Short task: Return each line of the listing that contains the string "this".

Records to use:
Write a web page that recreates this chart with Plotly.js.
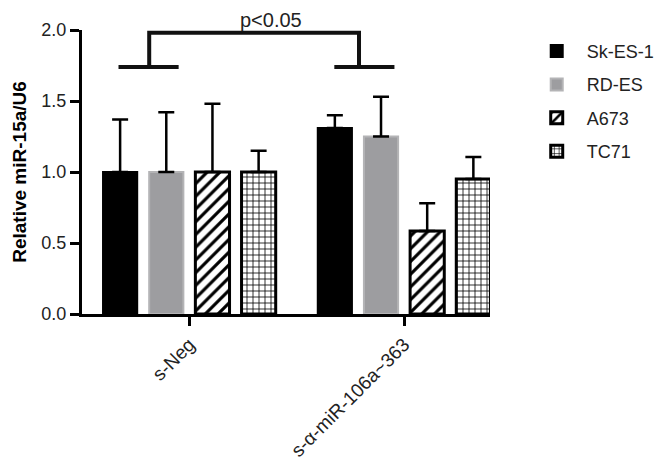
<!DOCTYPE html>
<html>
<head>
<meta charset="utf-8">
<script src="https://cdn.plot.ly/plotly-3.0.1.min.js"></script>
<style>
  html, body { margin: 0; padding: 0; background: #fff; }
  #chart { width: 662px; height: 463px; }
</style>
</head>
<body>
<div id="chart"></div>
<script>
var groups = ['s-Neg', 's-\u03b1-miR-106a~363'];

var skes1 = [1.0, 1.31];
var skes1Err = [0.37, 0.09];
var rdes = [1.0, 1.25];
var rdesErr = [0.42, 0.28];
var a673 = [1.0, 0.585];
var a673Err = [0.48, 0.195];
var tc71 = [1.0, 0.95];
var tc71Err = [0.15, 0.155];

var noLower = [0, 0];

function errBars(up) {
  return {
    type: 'data',
    symmetric: false,
    array: up,
    arrayminus: noLower,
    color: '#000',
    thickness: 2.5,
    width: 8
  };
}

var trace1 = {
  x: groups, y: skes1, name: 'Sk-ES-1', type: 'bar', legendgroup: 'a',
  marker: { color: '#000', line: { color: '#000', width: 2 } },
  error_y: errBars(skes1Err)
};
var trace2 = {
  x: groups, y: rdes, name: 'RD-ES', type: 'bar', legendgroup: 'b',
  marker: { color: '#9d9da0', line: { color: '#b4b4b6', width: 2 } },
  error_y: errBars(rdesErr)
};
var trace3 = {
  x: groups, y: a673, name: 'A673', type: 'bar', legendgroup: 'c',
  marker: {
    color: '#fff',
    line: { color: '#000', width: 3 },
    pattern: { shape: '/', fgcolor: '#000', bgcolor: '#fff', size: 9, solidity: 0.35 }
  },
  error_y: errBars(a673Err)
};
var trace4 = {
  x: groups, y: tc71, name: 'TC71', type: 'bar', legendgroup: 'd',
  marker: {
    color: '#fff',
    line: { color: '#000', width: 3 },
    pattern: { shape: '+', fgcolor: '#000', bgcolor: '#fff', size: 6, solidity: 0.25 }
  },
  error_y: errBars(tc71Err)
};

var data = [trace1, trace2, trace3, trace4];

var layout = {
  width: 662,
  height: 463,
  autosize: false,
  paper_bgcolor: '#fff',
  plot_bgcolor: '#fff',
  font: { family: 'Liberation Sans, Arial, sans-serif', size: 18, color: '#222' },
  margin: { l: 82, r: 172, t: 30, b: 149, autoexpand: false },
  barmode: 'group',
  bargap: 0.14,
  bargroupgap: 0.26,
  showlegend: true,
  legend: {
    x: 1.09, y: 0.99, xanchor: 'left', yanchor: 'top',
    font: { size: 18, color: '#222' },
    traceorder: 'grouped',
    tracegroupgap: 7,
    itemwidth: 50,
    bgcolor: 'rgba(0,0,0,0)'
  },
  xaxis: {
    type: 'category',
    range: [-0.5, 1.4],
    showline: true, linecolor: '#000', linewidth: 3,
    ticks: 'outside', ticklen: 9, tickwidth: 3, tickcolor: '#000',
    tickangle: -45,
    tickfont: { size: 19, color: '#222' },
    showgrid: false, zeroline: false
  },
  yaxis: {
    range: [0, 2.0],
    tickvals: [0, 0.5, 1.0, 1.5, 2.0],
    ticktext: ['0.0', '0.5', '1.0', '1.5', '2.0'],
    showline: true, linecolor: '#000', linewidth: 3,
    ticks: 'outside', ticklen: 9, tickwidth: 3, tickcolor: '#000',
    tickfont: { size: 18, color: '#222' },
    showgrid: false, zeroline: false,
    title: { text: '<b>Relative miR-15a/U6</b>', font: { size: 19, color: '#000' }, standoff: 10 }
  },
  shapes: [
    { type: 'line', xref: 'x', yref: 'y', x0: -0.33, x1: -0.05, y0: 1.74, y1: 1.74, line: { color: '#111', width: 4 } },
    { type: 'line', xref: 'x', yref: 'y', x0: 0.675, x1: 0.955, y0: 1.74, y1: 1.74, line: { color: '#111', width: 4 } },
    { type: 'path', xref: 'x', yref: 'y', path: 'M -0.187 1.74 L -0.187 1.98 L 0.79 1.98 L 0.79 1.74', line: { color: '#111', width: 4 } }
  ],
  annotations: [
    { xref: 'x', yref: 'paper', x: 0.38, y: 1.0, yanchor: 'bottom', yshift: -3, text: 'p<0.05', showarrow: false, font: { size: 20, color: '#222' } }
  ]
};

Plotly.newPlot('chart', data, layout, { displayModeBar: false, staticPlot: true });
</script>
</body>
</html>
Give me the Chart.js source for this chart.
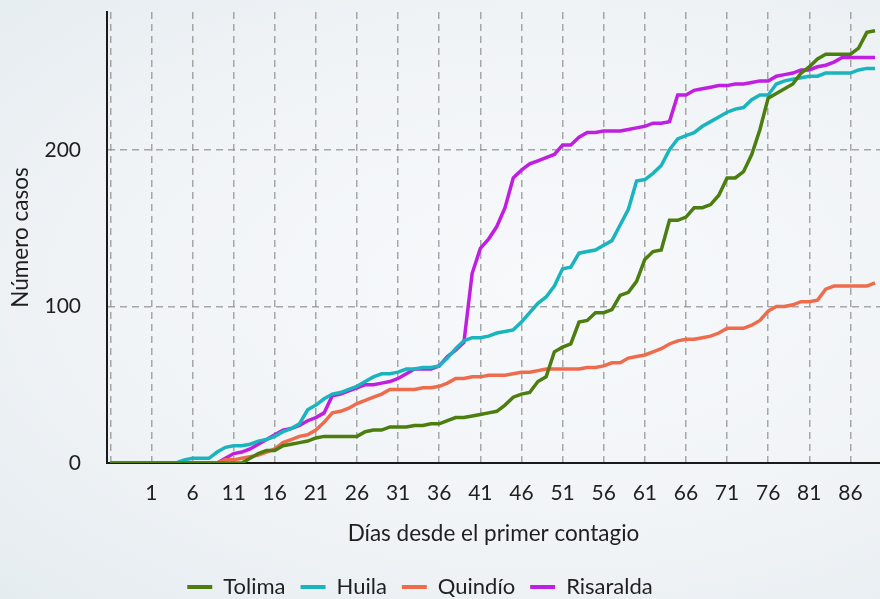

Exercise response:
Write a web page that recreates this chart with Plotly.js.
Give me the Chart.js source for this chart.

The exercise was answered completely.